Steel sector trading firm MSTC Limited, a mini ratna under the Ministry of Steel, has filed a draft red herring prospectus with the Securities and Exchange Board of India (SEBI) on January 31 for an initial public offering (IPO) and is set to become the first PSU to take the IPO route in 2019. The government aims to dilute its stake in the company by selling 1.76 crore equity shares, representing 25 per cent of total paid-up equity, through offer for sale.
The Kolkata-based company is engaged in providing e-commerce related services across diversified industry segments offering e-auctions or e-sale and development of customised solutions. It is also a major player in the trading of bulk raw material.

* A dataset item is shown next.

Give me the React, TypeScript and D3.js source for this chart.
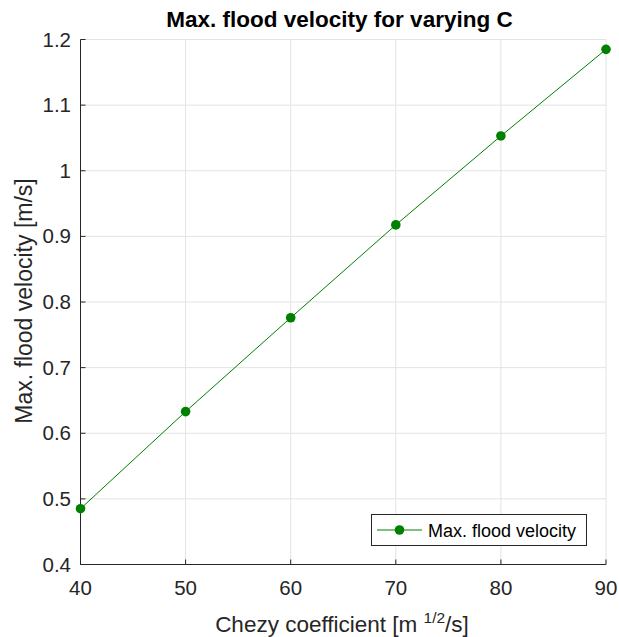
import React from "react";
import * as d3 from "d3";

const chezy = [40, 50, 60, 70, 80, 90];
const velocity = [0.485, 0.633, 0.776, 0.9175, 1.053, 1.185];
const xTicks = [40, 50, 60, 70, 80, 90];
const yTicks = [0.4, 0.5, 0.6, 0.7, 0.8, 0.9, 1.0, 1.1, 1.2];

const W = 619, H = 637;
const left = 80.5, right = 606, top = 39.5, bottom = 564.5;
const green = "#008000";
const axisColor = "#262626";
const font = "'Liberation Sans', Arial, Helvetica, sans-serif";

export default function App() {
  const x = d3.scaleLinear().domain([40, 90]).range([left, right]);
  const y = d3.scaleLinear().domain([0.4, 1.2]).range([bottom, top]);
  const line = d3.line<number>().x((_, i) => x(chezy[i])).y((d) => y(d));
  const fmt = (v: number) => (Math.abs(v - 1) < 1e-9 ? "1" : d3.format(".1f")(v));
  return (
    <svg width={W} height={H} style={{ position: "absolute", left: 0, top: 0, background: "#fff" }} fontFamily={font}>
      <rect width={W} height={H} fill="#fff" />
      {xTicks.map((t) => (
        <line key={"gx" + t} x1={x(t)} x2={x(t)} y1={top} y2={bottom} stroke="#e3e3e3" strokeWidth={1} />
      ))}
      {yTicks.map((t) => (
        <line key={"gy" + t} x1={left} x2={right} y1={y(t)} y2={y(t)} stroke="#e3e3e3" strokeWidth={1} />
      ))}
      <line x1={left} x2={left} y1={top} y2={bottom} stroke={axisColor} strokeWidth={1} />
      <line x1={left} x2={right} y1={bottom} y2={bottom} stroke={axisColor} strokeWidth={1} />
      {xTicks.map((t) => (
        <g key={"tx" + t}>
          <line x1={x(t)} x2={x(t)} y1={bottom} y2={bottom - 5} stroke={axisColor} />
          <text x={x(t)} y={595} textAnchor="middle" fontSize={20.5} fill={axisColor}>{t}</text>
        </g>
      ))}
      {yTicks.map((t) => (
        <g key={"ty" + t}>
          <line x1={left} x2={left + 5} y1={y(t)} y2={y(t)} stroke={axisColor} />
          <text x={71} y={y(t) + 7} textAnchor="end" fontSize={20.5} fill={axisColor}>{fmt(t)}</text>
        </g>
      ))}
      <path d={line(velocity) || ""} fill="none" stroke={green} strokeWidth={1} />
      {velocity.map((v, i) => (
        <circle key={i} cx={x(chezy[i])} cy={y(v)} r={4.8} fill={green} />
      ))}
      <text x={339.5} y={27} textAnchor="middle" fontSize={22.5} fontWeight="bold" fill="#000">Max. flood velocity for varying C</text>
      <text x={342} y={632} textAnchor="middle" fontSize={22.5} fill={axisColor}>
        Chezy coefficient [m <tspan fontSize={15.5} dy={-9}>1/2</tspan><tspan dy={9}>/s]</tspan>
      </text>
      <text transform={`translate(32, ${(top + bottom) / 2 - 1}) rotate(-90)`} textAnchor="middle" fontSize={23} fill={axisColor}>
        Max. flood velocity [m/s]
      </text>
      <g>
        <rect x={371.5} y={514.5} width={215} height={31} fill="#fff" stroke={axisColor} strokeWidth={1} />
        <line x1={377} x2={422} y1={530} y2={530} stroke={green} strokeWidth={1} />
        <circle cx={399.5} cy={530} r={4.8} fill={green} />
        <text x={428} y={536.5} fontSize={18} fill="#000">Max. flood velocity</text>
      </g>
    </svg>
  );
}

For MSTC, trading and e-commerce activities from government and government-controlled entities comprise 90 per cent of revenues.
To explore new opportunities, the company has laid down a plan to expand customer base and diversify into the B2C segment by creating a platform for retail players. “We are considering onboarding private sector clients and improve the mix of both government and private clients. We intend to offer the solutions which we have developed for our PSU clients to other companies in the private sector,” MSTC said.
Recently, MSTC developed an online price discovery platform for the export and import activities of Indian Oil Corporation Limited. “One of the main problems faced by these petroleum companies is the lack of a well-functioning, market-determined price discovery system. Our online platform serves to remedy this and the modules are the first of their kind in India. Given the success of this module with one of the leading petroleum companies, we will market this solution to other petroleum companies,” the company said. It also gearing up to take up e-commerce enabled trading business.
Online trading biz
MSTC is also planning to take up the e-commerce enabled trading business. “This will be a less risky business... and provide for better price discovery, transparent transactions and global reach,” it said.